The correlation production in thermodynamics

Abstract

Macroscopic many-body systems always exhibit irreversible behaviors together with the entropy increase. However, the underlying microscopic dynamics of the many-body system, either the (quantum) von Neumann or (classical) Liouville equation, guarantees the entropy of an isolated system does not change with time. Notice that, in practical measurements, usually it is the partial information (e.g., marginal distribution, few-body observable expectation) that is directly accessible to our observations, rather than the full ensemble state. But indeed such partial information is sufficient to give most macroscopic thermodynamic quantities, and they exhibits irreversible behaviors.
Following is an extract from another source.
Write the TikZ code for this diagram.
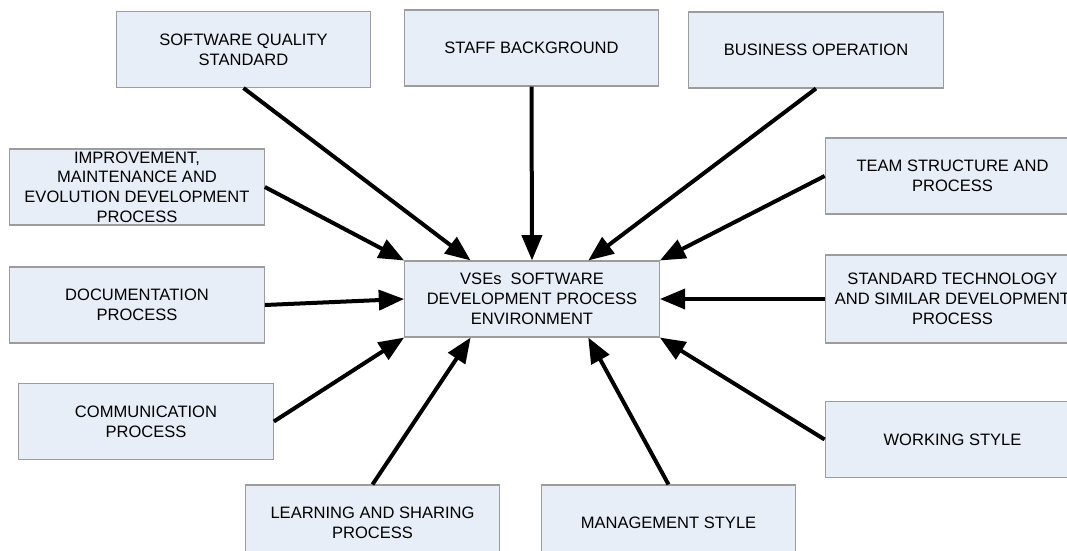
\documentclass[tikz,border=0pt]{standalone}
\usepackage{fontspec}
\setmainfont{Liberation Sans}
\usetikzlibrary{arrows.meta,calc}

\definecolor{boxfill}{HTML}{E8EEF7}
\definecolor{boxline}{HTML}{9C9C9C}

\begin{document}
\begin{tikzpicture}[x=0.75pt,y=-0.75pt,
                    factor/.style={rectangle,draw=boxline,fill=boxfill,line width=0.8pt,
                                   minimum width=191pt,minimum height=57pt,inner sep=0pt,
                                   align=center,font=\fontsize{12.4}{14.8}\selectfont},
                    influence/.style={line width=3pt,-{Triangle[length=19pt,width=15pt]}}]
  \useasboundingbox (0,0) rectangle (1067,550);

  % Top row
  \node[factor] (sqs) at (243.5,49.5) {SOFTWARE QUALITY\\STANDARD};
  \node[factor] (staff) at (531.5,48) {STAFF BACKGROUND};
  \node[factor] (business) at (816,50) {BUSINESS OPERATION};

  % Left column
  \node[factor] (improvement) at (137,187) {IMPROVEMENT,\\MAINTENANCE AND\\EVOLUTION DEVELOPMENT\\PROCESS};
  \node[factor] (documentation) at (137,305) {DOCUMENTATION\\PROCESS};
  \node[factor] (communication) at (146,421.5) {COMMUNICATION\\PROCESS};

  % Right column
  \node[factor] (team) at (952.5,176) {TEAM STRUCTURE AND\\PROCESS};
  \node[factor,minimum height=66pt] (standard) at (952.5,299) {STANDARD TECHNOLOGY\\AND SIMILAR DEVELOPMENT\\PROCESS};
  \node[factor] (working) at (952.5,439.5) {WORKING STYLE};

  % Bottom row
  \node[factor] (learning) at (372.5,523) {LEARNING AND SHARING\\PROCESS};
  \node[factor] (management) at (668.5,523) {MANAGEMENT STYLE};

  % Centre
  \node[factor] (env) at (532,299) {VSEs\ \ SOFTWARE\\DEVELOPMENT PROCESS\\ENVIRONMENT};

  \draw[influence] (sqs.south) -- ($(env.north west)!.26!(env.north east)$);
  \draw[influence] (staff.south) -- (env.north);
  \draw[influence] (business.south) -- ($(env.north west)!.72!(env.north east)$);
  \draw[influence] (improvement.east) -- (env.north west);
  \draw[influence] (team.west) -- (env.north east);
  \draw[influence] (documentation.east) -- (env.west);
  \draw[influence] (standard.west) -- (env.east);
  \draw[influence] (communication.east) -- (env.south west);
  \draw[influence] (working.west) -- (env.south east);
  \draw[influence] (learning.north) -- ($(env.south west)!.26!(env.south east)$);
  \draw[influence] (management.north) -- ($(env.south west)!.72!(env.south east)$);

\end{tikzpicture}
\end{document}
At the same time, there is some correlation entropy hiding in the full ensemble, i.e., the mutual information between different marginal distributions, but difficult to be sensed in practice. We notice that such correlation production is closely related to the macroscopic entropy increase in the standard thermodynamics. In open systems, the irreversible entropy production of the open system can be proved to be equivalent with the correlation production between the open system and its environment. During the free diffusion of an isolated ideal gas, the correlation between the spatial and momentum distributions is increasing monotonically, and it could well reproduce the entropy increase result in the standard thermodynamics. In the presence of particle collisions, the single-particle distribution always approaches the Maxwell-Boltzmann distribution as its steady state, and its entropy increase indeed indicates the correlation production between the particles. In all these examples, the total entropy of the whole isolated system keeps constant. In this sense, the macroscopic irreversibility and the reversible microscopic dynamics coincide with each other.